Oil and gas royalty interest investments lack the risks inherent with owning an oil well since you are not responsible for the expenses associated with it. It can be a good addition to your already diversified portfolio. It has some tax advantages as well.
Generally, the duration of interest paid on owning a royalty is never-ending. It is similar to a perpetuity paid in never retiring bonds. The investors are free of any liability such as Liability for costs of explorations, operation and plugging, liability for property damage and personal injury, liability for sub surface damages, or liability for failure to pay debtors or royalties due to insolvency.
Another benefit of owning oil and gas royalties is serendipity. The royalty owners receive their share of the proceeds from the sales of production if any additional wells are drilled from that point forward at no additional cost to them.

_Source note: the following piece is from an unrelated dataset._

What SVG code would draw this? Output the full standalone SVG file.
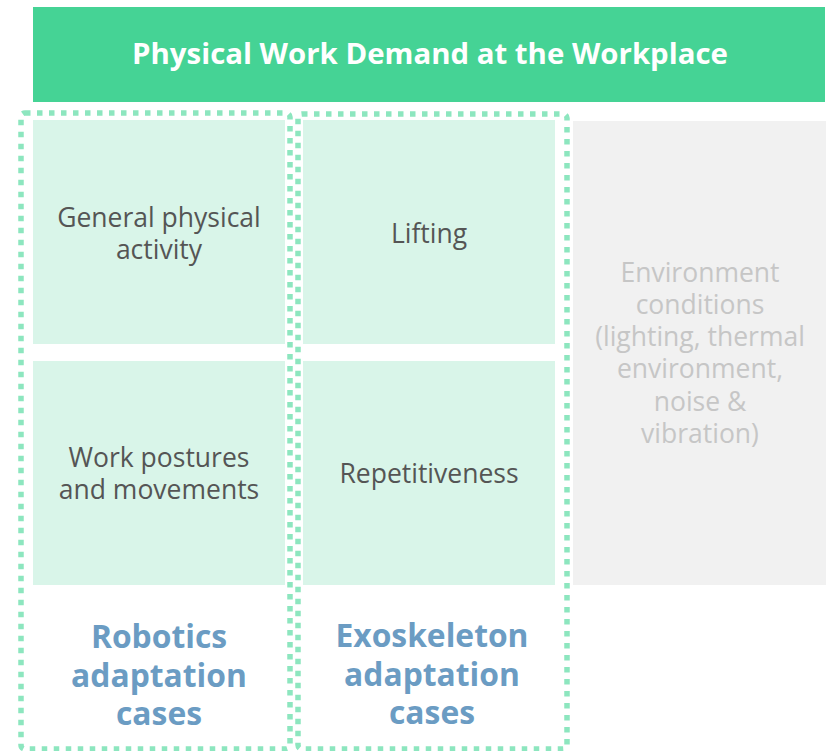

Royalty interest holder differs from working interest owner who is responsible for all costs associated with operating the asset making it expense free for royalty interest holder. The working interest holder is legally responsible for paying the royalties first, as long as the well is producing. Royalty interest holder is independent of working interest holder and is not affected if the working interest holder changes or a new one comes and enters a contract. Due to all these reasons the royalty interest holders never get any capital calls on their investment.
It is also a good addition to your diversified portfolio since these energy royalties gives these investors the opportunity to diversify into domestic energy reserve investments without the costs, risks, and liabilities often associated with drilling programs. Royalty interest owners receive direct assignment into each property and they can choose their exit strategy as well giving them greater liquidity and investment independence.